There are 10 opaque cups face down on a table. I flipped a fair coin, if it was heads I picked 1 cup uniformly at random and placed a ball under it.
You flip the first 9 cups. No ball.
What is the probability that there’s a ball under cup 10?
We can build up our world enumeration as follows:
First, for convenience, pick the initial weight to be 20.
Now, split this into two worlds based on the flip of a coin. Our world enumeration is now (H, 10), (T, 10). Half the world weight goes to each coin flip.
If we picked heads, we now pick a cup at random. This splits the H world into the 10 possible subworlds, one for each cup. So now we have (T, 10), (H1, 1), (H2, 1), …, (H10, 1).
Now, we want our conditional world enumeration, which has determined that there is no ball in the first 9 cups. This removes all the worlds in which we placed a ball there, so now our world enumeration is (T, 10), (H10, 1).
This means that the probability that the ball is in the 10th cup is \(\frac{1}{10 + 1} = \frac{1}{11}\), because the total weight of the worlds remaining is \(11\) and of that weight, \(1\) of it has the ball there.So to answer the original question, it goes up, because the original probability before revealing those balls is \(\frac{1}{20}\).
I think this approach is also useful for reasoning about the dreaded Monty Hall problem:
Suppose you’re on a game show, and you’re given the choice of three doors: Behind one door is a car; behind the others, goats. You pick a door, say No. 1, and the host, who knows what’s behind the doors, opens another door, say No. 3, which has a goat. He then says to you, “Do you want to pick door No. 2?” Is it to your advantage to switch your choice?
We start with our initial world, which we’ll give weight 1 out of convention, and split it three ways based on which door has a car behind it: 1, 2, 3. We believe these to be equally likelyIf we didn’t believe that we could in our head shuffle the doors and relabel them to make this the case., so give them each weight \(\frac{1}{3}\).
Monty then picks a door, 2 or 3. This gives us 6 theoretically possible worlds. 12, 13, 22, 23, 32, 33.
Now, we know that Monty knows which door the car is behind, and thus presumably is deliberately picking a door which doesn’t have a car.

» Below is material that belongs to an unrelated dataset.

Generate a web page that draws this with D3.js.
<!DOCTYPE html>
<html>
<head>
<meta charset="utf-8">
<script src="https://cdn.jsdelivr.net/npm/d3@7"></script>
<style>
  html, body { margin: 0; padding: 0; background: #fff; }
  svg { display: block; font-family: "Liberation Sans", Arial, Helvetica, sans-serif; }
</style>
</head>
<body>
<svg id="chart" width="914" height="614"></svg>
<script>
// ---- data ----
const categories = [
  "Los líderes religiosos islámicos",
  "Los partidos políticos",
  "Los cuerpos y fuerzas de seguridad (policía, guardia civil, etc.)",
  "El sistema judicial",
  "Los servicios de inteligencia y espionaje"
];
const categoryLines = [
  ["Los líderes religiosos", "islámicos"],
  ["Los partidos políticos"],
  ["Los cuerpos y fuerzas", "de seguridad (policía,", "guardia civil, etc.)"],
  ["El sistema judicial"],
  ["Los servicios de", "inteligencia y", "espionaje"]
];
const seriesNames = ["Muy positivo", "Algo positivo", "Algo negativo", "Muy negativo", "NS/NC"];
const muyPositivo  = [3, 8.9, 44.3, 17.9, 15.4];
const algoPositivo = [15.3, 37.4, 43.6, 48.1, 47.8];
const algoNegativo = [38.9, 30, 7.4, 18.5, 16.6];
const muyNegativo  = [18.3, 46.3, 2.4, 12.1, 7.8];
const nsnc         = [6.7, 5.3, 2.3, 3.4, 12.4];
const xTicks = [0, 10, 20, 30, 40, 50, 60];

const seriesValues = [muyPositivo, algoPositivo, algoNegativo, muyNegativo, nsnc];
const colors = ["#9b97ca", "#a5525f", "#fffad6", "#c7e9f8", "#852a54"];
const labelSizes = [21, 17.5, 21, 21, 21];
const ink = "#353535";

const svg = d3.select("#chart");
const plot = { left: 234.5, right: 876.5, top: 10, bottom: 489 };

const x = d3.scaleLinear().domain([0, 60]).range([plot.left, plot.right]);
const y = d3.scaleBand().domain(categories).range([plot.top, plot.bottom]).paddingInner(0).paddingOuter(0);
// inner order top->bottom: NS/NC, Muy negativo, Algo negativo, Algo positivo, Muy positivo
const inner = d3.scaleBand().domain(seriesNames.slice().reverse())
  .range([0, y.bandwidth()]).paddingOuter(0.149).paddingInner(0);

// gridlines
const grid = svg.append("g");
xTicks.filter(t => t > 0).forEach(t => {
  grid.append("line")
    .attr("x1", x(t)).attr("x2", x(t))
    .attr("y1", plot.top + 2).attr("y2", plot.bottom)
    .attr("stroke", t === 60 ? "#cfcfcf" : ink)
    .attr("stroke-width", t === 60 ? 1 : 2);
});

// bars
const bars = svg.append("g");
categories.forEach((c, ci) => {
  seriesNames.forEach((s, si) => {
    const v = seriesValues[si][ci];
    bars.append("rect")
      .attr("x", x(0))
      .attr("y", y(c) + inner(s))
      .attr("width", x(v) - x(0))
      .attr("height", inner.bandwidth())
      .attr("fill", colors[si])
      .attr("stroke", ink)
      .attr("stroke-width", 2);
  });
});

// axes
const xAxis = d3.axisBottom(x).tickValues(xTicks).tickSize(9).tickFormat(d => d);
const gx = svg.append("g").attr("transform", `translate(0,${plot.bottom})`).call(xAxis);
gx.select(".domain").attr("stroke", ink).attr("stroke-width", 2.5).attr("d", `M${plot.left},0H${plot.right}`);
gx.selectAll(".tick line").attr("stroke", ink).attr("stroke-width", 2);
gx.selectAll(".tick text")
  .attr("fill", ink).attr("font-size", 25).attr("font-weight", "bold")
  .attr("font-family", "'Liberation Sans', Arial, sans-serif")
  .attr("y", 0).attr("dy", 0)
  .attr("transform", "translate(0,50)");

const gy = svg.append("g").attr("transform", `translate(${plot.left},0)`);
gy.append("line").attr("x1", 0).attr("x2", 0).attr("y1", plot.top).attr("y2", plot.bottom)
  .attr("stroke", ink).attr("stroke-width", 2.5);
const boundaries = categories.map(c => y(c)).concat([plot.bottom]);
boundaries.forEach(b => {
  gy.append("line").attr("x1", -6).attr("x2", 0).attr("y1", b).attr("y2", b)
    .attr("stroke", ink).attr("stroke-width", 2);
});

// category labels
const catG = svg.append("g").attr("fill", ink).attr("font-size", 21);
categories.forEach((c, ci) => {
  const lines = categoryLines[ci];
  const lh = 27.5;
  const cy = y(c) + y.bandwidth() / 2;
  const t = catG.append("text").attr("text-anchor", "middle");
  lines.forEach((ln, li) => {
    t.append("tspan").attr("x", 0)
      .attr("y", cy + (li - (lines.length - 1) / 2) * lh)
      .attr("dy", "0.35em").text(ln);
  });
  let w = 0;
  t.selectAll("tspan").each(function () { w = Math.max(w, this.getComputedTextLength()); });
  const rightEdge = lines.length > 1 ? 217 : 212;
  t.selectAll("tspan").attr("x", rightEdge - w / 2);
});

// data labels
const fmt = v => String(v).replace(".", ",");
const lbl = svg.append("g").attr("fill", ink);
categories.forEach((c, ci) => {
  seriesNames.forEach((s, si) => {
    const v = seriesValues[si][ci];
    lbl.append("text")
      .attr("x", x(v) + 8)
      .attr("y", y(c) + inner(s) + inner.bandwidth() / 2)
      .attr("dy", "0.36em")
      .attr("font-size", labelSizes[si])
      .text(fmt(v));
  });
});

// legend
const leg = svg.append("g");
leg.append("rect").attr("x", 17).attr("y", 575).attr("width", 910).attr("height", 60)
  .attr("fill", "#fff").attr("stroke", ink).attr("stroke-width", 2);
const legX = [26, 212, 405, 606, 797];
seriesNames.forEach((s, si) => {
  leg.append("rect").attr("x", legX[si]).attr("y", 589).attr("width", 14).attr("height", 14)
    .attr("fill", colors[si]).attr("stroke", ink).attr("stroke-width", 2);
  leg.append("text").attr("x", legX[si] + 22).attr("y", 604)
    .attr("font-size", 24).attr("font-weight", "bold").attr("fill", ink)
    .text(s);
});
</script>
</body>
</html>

This means that the worlds 22 and 33 are actually impossible, because Monte will never pick that door. Thus our actual list is 12, 13, 23, 32.
The worlds in which it’s an advantage to us to switch are 23 and 32, so to calculate how likely it is for switching to be good we need to know their total weight. We don’t know the weights of 12, 13, but we do know that the total weight stayed unchanged (as we’ve not removed any possible worlds, only impossible ones that we’d have had to assign weight zero to), so the total weight is \(1\) and the probability that switching is good for us is the sum of the weights of worlds 23 and 32, which is \(\frac{2}{3}\). So switching is good most of the time.

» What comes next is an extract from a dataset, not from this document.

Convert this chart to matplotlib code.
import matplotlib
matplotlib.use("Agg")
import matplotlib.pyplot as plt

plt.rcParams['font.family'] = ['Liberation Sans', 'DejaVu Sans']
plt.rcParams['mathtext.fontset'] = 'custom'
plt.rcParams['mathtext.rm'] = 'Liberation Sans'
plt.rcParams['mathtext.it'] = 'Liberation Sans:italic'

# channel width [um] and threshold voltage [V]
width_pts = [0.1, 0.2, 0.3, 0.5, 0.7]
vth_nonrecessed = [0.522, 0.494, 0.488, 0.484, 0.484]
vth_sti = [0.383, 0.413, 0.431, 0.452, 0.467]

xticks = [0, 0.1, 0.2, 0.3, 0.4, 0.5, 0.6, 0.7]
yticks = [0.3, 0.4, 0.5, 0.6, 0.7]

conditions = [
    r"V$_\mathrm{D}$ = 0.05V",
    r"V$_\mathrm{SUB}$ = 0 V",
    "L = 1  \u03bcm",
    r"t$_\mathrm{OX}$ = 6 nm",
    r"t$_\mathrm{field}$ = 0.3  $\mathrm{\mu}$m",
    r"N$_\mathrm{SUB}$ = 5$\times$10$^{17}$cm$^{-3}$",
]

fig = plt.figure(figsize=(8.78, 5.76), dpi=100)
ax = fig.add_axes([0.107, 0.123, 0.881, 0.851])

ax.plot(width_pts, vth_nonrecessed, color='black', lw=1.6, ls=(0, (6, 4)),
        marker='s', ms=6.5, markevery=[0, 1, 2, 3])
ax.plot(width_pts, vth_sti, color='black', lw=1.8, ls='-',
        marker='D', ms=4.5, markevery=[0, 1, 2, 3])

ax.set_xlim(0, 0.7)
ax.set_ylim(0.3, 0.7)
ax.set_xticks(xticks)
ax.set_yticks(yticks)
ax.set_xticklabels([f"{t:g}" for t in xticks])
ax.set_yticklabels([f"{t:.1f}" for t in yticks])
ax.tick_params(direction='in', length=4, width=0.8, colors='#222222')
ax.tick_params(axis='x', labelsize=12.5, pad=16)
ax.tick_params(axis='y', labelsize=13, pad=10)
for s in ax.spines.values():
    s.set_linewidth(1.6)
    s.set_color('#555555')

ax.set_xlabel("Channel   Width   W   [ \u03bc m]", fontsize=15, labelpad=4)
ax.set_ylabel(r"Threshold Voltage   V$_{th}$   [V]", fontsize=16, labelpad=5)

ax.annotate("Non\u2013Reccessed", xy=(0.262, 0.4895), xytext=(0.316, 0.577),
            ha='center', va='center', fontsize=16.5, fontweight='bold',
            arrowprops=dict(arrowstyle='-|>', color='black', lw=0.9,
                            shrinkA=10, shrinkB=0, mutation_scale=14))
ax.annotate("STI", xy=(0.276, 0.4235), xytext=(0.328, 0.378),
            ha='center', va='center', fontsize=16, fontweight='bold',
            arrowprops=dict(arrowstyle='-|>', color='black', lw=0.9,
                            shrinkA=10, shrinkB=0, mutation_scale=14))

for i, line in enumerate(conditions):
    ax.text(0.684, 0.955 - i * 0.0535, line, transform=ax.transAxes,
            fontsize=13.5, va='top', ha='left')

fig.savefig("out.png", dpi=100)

It’s interesting to compare this to the version in which Monty doesn’t know which door has the car behind it and picks randomly (with you just losing immediately if he picks a car). We now have all six of our possible worlds 12, 13, 22, 23, 32, 33, with each of these having an equal weight of \(\frac{1}{6}\). Now, we’ve observed a goat, which cuts out the worlds 22 and 33, so now we’ve got worlds 12, 13, 23, 32. But this time all of these have equal weight, so switching is to our advantage with probabilityh \(\frac{1}{2}\), and there is no benefit (or disadvantage) to switching.
You can extend this technique to general Bayesian reasoning, which is essentially a modification where rather than cutting out worlds that are impossible you reweight them based on how likely they are to show the relevant data, but that’s a topic for another time.